Task prompt
Quote the listing below word for word, stopping after the line that contains "(F10) [right=15.5pt of".

══════════════════════════════

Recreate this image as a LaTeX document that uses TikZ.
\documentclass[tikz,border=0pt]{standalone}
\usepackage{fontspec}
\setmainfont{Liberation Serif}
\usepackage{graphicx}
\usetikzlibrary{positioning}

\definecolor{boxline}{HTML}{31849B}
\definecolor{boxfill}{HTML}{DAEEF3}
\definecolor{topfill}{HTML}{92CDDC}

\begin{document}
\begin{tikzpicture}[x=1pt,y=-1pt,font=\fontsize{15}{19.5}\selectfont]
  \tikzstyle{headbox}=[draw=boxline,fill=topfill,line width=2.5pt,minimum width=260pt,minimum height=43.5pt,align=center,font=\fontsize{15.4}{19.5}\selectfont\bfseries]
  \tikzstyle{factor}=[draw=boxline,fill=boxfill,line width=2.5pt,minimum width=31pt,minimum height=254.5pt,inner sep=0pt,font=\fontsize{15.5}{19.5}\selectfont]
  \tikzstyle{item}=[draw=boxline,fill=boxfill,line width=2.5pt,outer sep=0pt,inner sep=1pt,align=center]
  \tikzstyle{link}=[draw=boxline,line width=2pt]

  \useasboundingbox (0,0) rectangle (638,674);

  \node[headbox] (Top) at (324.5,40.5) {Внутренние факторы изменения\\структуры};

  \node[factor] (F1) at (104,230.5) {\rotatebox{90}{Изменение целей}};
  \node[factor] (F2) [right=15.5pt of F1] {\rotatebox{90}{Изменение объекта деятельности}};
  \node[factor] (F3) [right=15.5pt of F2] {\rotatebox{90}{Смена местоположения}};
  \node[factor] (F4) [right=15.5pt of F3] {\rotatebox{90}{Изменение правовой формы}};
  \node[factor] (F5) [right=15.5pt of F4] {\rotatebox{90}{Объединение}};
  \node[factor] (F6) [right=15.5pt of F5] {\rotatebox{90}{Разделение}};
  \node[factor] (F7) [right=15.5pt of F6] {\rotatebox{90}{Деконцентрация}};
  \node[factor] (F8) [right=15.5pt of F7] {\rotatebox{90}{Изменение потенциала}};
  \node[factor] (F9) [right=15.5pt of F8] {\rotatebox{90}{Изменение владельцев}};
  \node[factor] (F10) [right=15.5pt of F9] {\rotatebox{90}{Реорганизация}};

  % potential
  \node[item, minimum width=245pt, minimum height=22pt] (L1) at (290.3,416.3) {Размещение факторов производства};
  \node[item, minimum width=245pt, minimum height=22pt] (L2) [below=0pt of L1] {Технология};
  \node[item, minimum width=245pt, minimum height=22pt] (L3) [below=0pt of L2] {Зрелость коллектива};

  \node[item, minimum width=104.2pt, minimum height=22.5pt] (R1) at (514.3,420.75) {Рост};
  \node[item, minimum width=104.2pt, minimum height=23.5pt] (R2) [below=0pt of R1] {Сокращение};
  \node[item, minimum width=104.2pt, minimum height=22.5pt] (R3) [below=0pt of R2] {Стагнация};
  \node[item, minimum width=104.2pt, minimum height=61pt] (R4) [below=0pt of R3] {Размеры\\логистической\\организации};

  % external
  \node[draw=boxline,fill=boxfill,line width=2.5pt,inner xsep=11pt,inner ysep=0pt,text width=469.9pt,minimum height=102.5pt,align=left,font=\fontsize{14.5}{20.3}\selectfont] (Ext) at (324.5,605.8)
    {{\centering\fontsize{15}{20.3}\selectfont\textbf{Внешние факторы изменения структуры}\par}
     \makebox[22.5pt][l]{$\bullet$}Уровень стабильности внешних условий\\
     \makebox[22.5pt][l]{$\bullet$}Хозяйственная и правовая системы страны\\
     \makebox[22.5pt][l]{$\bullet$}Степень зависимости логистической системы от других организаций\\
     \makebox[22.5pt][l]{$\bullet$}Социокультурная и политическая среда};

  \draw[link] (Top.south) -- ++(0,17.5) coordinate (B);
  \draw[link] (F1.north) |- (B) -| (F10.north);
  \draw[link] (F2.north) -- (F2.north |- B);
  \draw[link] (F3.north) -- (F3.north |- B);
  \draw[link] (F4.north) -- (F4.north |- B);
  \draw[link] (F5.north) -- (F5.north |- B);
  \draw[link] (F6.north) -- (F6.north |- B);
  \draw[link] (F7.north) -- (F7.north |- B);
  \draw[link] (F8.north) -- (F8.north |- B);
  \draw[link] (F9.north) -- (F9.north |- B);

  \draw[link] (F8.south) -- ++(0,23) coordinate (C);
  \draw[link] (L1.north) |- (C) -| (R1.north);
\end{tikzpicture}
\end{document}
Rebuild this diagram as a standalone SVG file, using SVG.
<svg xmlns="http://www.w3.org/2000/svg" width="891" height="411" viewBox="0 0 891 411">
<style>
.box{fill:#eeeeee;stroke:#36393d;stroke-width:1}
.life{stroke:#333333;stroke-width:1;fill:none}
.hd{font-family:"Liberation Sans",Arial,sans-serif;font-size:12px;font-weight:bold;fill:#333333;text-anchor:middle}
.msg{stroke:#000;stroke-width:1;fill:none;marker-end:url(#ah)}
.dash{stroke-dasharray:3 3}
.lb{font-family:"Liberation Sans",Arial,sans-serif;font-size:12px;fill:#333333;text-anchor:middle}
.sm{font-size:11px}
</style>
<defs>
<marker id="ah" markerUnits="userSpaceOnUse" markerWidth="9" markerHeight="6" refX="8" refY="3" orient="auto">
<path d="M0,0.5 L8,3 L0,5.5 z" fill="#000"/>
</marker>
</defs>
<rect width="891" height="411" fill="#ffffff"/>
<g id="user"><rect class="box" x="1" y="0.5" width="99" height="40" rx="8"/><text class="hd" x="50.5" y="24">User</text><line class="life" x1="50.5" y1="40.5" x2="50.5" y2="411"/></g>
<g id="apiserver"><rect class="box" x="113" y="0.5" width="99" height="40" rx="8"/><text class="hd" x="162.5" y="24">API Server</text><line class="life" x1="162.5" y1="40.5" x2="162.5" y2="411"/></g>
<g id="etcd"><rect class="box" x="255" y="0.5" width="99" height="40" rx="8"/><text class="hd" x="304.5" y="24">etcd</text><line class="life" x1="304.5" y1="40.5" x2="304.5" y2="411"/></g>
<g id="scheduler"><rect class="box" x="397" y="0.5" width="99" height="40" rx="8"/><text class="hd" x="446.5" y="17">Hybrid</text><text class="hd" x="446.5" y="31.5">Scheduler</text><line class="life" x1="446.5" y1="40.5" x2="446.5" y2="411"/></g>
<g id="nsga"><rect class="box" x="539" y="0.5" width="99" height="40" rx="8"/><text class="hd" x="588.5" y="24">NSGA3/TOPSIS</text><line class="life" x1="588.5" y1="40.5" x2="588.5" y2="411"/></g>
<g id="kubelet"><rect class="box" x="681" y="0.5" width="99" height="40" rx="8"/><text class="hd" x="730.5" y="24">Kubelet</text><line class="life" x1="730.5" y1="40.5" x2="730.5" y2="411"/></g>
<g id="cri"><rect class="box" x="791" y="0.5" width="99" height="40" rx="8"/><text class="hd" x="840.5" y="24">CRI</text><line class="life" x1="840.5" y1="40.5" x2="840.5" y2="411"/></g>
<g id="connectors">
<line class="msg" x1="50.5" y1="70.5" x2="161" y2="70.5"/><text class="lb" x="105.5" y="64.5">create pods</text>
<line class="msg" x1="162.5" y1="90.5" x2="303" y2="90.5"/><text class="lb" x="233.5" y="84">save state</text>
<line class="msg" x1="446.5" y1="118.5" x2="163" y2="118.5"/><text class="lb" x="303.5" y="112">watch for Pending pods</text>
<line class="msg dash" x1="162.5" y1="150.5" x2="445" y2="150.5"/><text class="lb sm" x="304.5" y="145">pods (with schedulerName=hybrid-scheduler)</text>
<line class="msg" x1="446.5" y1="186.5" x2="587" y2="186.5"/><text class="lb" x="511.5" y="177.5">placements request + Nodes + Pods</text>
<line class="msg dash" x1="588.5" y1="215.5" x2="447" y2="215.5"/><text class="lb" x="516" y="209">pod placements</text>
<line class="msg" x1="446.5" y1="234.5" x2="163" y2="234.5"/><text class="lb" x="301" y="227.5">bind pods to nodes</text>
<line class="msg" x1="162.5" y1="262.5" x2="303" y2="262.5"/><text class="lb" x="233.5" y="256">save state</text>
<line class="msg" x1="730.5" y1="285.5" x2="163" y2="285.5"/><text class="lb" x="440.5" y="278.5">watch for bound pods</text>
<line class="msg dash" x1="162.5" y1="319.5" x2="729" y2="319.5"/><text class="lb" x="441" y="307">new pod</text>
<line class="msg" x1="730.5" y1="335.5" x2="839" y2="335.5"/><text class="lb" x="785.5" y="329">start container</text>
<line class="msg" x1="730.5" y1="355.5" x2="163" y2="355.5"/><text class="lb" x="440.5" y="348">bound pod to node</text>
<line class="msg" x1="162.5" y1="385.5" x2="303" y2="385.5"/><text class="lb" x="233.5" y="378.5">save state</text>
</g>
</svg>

══════════════════════════════

Result
Recreate this image as a LaTeX document that uses TikZ.
\documentclass[tikz,border=0pt]{standalone}
\usepackage{fontspec}
\setmainfont{Liberation Serif}
\usepackage{graphicx}
\usetikzlibrary{positioning}

\definecolor{boxline}{HTML}{31849B}
\definecolor{boxfill}{HTML}{DAEEF3}
\definecolor{topfill}{HTML}{92CDDC}

\begin{document}
\begin{tikzpicture}[x=1pt,y=-1pt,font=\fontsize{15}{19.5}\selectfont]
  \tikzstyle{headbox}=[draw=boxline,fill=topfill,line width=2.5pt,minimum width=260pt,minimum height=43.5pt,align=center,font=\fontsize{15.4}{19.5}\selectfont\bfseries]
  \tikzstyle{factor}=[draw=boxline,fill=boxfill,line width=2.5pt,minimum width=31pt,minimum height=254.5pt,inner sep=0pt,font=\fontsize{15.5}{19.5}\selectfont]
  \tikzstyle{item}=[draw=boxline,fill=boxfill,line width=2.5pt,outer sep=0pt,inner sep=1pt,align=center]
  \tikzstyle{link}=[draw=boxline,line width=2pt]

  \useasboundingbox (0,0) rectangle (638,674);

  \node[headbox] (Top) at (324.5,40.5) {Внутренние факторы изменения\\структуры};

  \node[factor] (F1) at (104,230.5) {\rotatebox{90}{Изменение целей}};
  \node[factor] (F2) [right=15.5pt of F1] {\rotatebox{90}{Изменение объекта деятельности}};
  \node[factor] (F3) [right=15.5pt of F2] {\rotatebox{90}{Смена местоположения}};
  \node[factor] (F4) [right=15.5pt of F3] {\rotatebox{90}{Изменение правовой формы}};
  \node[factor] (F5) [right=15.5pt of F4] {\rotatebox{90}{Объединение}};
  \node[factor] (F6) [right=15.5pt of F5] {\rotatebox{90}{Разделение}};
  \node[factor] (F7) [right=15.5pt of F6] {\rotatebox{90}{Деконцентрация}};
  \node[factor] (F8) [right=15.5pt of F7] {\rotatebox{90}{Изменение потенциала}};
  \node[factor] (F9) [right=15.5pt of F8] {\rotatebox{90}{Изменение владельцев}};
  \node[factor] (F10) [right=15.5pt of F9] {\rotatebox{90}{Реорганизация}};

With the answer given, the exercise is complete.